The data below should be printed in full, exactly, and without any of its images.

------------------------------------------------------------------------

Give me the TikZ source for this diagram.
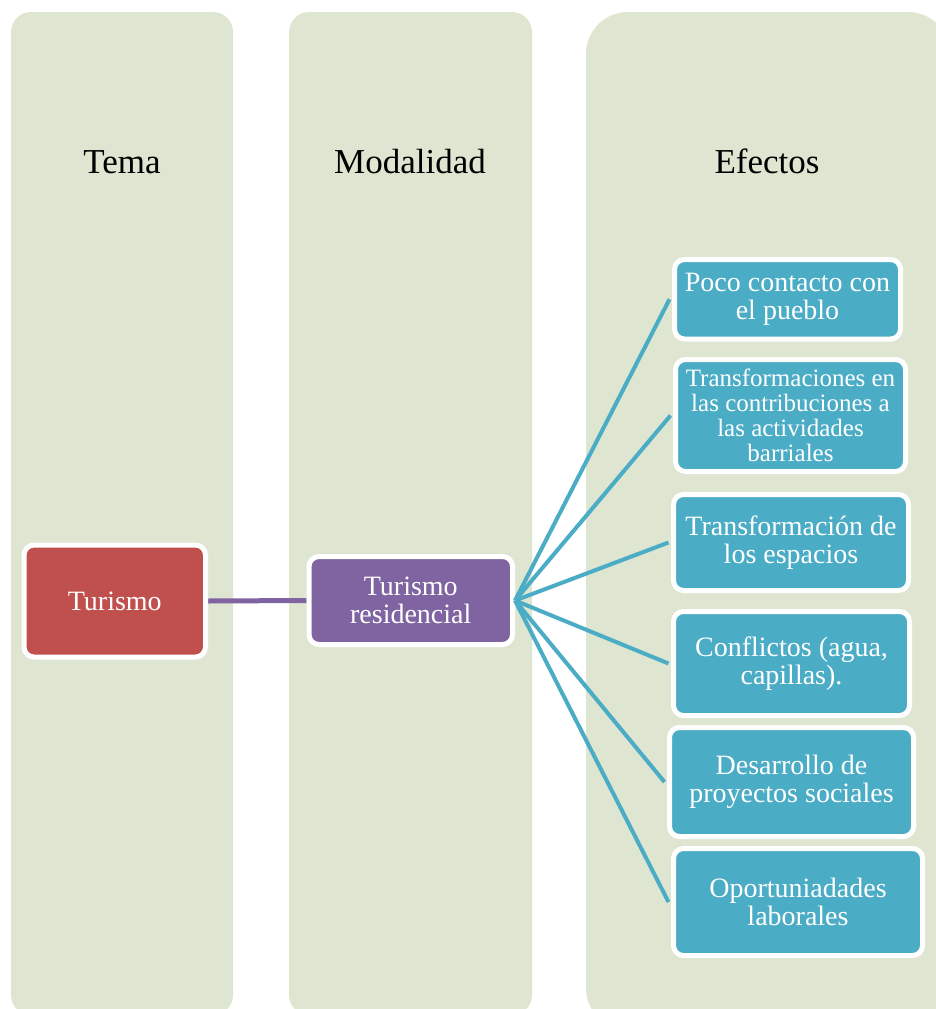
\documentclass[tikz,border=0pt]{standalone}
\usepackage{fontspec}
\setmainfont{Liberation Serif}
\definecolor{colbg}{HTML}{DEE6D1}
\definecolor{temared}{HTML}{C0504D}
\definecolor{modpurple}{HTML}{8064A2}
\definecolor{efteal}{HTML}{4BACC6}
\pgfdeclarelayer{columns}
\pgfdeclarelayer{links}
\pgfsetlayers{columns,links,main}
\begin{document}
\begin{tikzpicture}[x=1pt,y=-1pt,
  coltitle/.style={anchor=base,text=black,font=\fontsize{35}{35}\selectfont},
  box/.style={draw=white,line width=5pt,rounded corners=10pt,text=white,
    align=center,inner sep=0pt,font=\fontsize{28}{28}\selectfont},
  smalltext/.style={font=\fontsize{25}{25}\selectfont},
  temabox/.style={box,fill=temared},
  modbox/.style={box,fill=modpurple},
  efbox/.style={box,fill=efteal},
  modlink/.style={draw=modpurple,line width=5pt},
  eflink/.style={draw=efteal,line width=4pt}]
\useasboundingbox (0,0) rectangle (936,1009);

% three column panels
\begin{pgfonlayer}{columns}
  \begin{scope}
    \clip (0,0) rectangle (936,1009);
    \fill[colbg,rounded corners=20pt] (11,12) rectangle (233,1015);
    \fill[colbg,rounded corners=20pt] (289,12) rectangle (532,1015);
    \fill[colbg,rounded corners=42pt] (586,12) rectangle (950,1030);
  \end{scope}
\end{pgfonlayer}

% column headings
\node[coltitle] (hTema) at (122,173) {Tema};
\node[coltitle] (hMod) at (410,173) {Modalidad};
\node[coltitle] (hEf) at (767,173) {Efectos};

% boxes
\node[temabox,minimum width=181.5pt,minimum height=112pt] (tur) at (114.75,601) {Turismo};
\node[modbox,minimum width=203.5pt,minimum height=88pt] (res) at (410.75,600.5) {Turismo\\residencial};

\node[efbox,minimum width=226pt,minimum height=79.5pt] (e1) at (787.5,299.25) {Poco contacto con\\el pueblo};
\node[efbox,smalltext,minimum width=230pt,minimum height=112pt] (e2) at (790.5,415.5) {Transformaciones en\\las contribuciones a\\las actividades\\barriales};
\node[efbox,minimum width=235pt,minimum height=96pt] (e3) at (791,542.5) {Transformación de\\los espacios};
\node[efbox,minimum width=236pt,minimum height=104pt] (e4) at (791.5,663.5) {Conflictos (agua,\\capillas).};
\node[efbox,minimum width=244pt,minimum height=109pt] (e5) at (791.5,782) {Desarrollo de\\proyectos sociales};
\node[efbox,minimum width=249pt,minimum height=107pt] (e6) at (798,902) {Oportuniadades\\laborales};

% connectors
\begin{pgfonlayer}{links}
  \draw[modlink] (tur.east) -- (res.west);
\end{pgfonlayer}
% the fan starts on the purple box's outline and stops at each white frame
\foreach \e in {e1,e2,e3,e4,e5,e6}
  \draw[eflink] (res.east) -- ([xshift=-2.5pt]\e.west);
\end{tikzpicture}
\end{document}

------------------------------------------------------------------------

> [EXERCISE RESPONSE]
Give me the TikZ source for this diagram.
\documentclass[tikz,border=0pt]{standalone}
\usepackage{fontspec}
\setmainfont{Liberation Serif}
\definecolor{colbg}{HTML}{DEE6D1}
\definecolor{temared}{HTML}{C0504D}
\definecolor{modpurple}{HTML}{8064A2}
\definecolor{efteal}{HTML}{4BACC6}
\pgfdeclarelayer{columns}
\pgfdeclarelayer{links}
\pgfsetlayers{columns,links,main}
\begin{document}
\begin{tikzpicture}[x=1pt,y=-1pt,
  coltitle/.style={anchor=base,text=black,font=\fontsize{35}{35}\selectfont},
  box/.style={draw=white,line width=5pt,rounded corners=10pt,text=white,
    align=center,inner sep=0pt,font=\fontsize{28}{28}\selectfont},
  smalltext/.style={font=\fontsize{25}{25}\selectfont},
  temabox/.style={box,fill=temared},
  modbox/.style={box,fill=modpurple},
  efbox/.style={box,fill=efteal},
  modlink/.style={draw=modpurple,line width=5pt},
  eflink/.style={draw=efteal,line width=4pt}]
\useasboundingbox (0,0) rectangle (936,1009);

% three column panels
\begin{pgfonlayer}{columns}
  \begin{scope}
    \clip (0,0) rectangle (936,1009);
    \fill[colbg,rounded corners=20pt] (11,12) rectangle (233,1015);
    \fill[colbg,rounded corners=20pt] (289,12) rectangle (532,1015);
    \fill[colbg,rounded corners=42pt] (586,12) rectangle (950,1030);
  \end{scope}
\end{pgfonlayer}

% column headings
\node[coltitle] (hTema) at (122,173) {Tema};
\node[coltitle] (hMod) at (410,173) {Modalidad};
\node[coltitle] (hEf) at (767,173) {Efectos};

% boxes
\node[temabox,minimum width=181.5pt,minimum height=112pt] (tur) at (114.75,601) {Turismo};
\node[modbox,minimum width=203.5pt,minimum height=88pt] (res) at (410.75,600.5) {Turismo\\residencial};

\node[efbox,minimum width=226pt,minimum height=79.5pt] (e1) at (787.5,299.25) {Poco contacto con\\el pueblo};
\node[efbox,smalltext,minimum width=230pt,minimum height=112pt] (e2) at (790.5,415.5) {Transformaciones en\\las contribuciones a\\las actividades\\barriales};
\node[efbox,minimum width=235pt,minimum height=96pt] (e3) at (791,542.5) {Transformación de\\los espacios};
\node[efbox,minimum width=236pt,minimum height=104pt] (e4) at (791.5,663.5) {Conflictos (agua,\\capillas).};
\node[efbox,minimum width=244pt,minimum height=109pt] (e5) at (791.5,782) {Desarrollo de\\proyectos sociales};
\node[efbox,minimum width=249pt,minimum height=107pt] (e6) at (798,902) {Oportuniadades\\laborales};

% connectors
\begin{pgfonlayer}{links}
  \draw[modlink] (tur.east) -- (res.west);
\end{pgfonlayer}
% the fan starts on the purple box's outline and stops at each white frame
\foreach \e in {e1,e2,e3,e4,e5,e6}
  \draw[eflink] (res.east) -- ([xshift=-2.5pt]\e.west);
\end{tikzpicture}
\end{document}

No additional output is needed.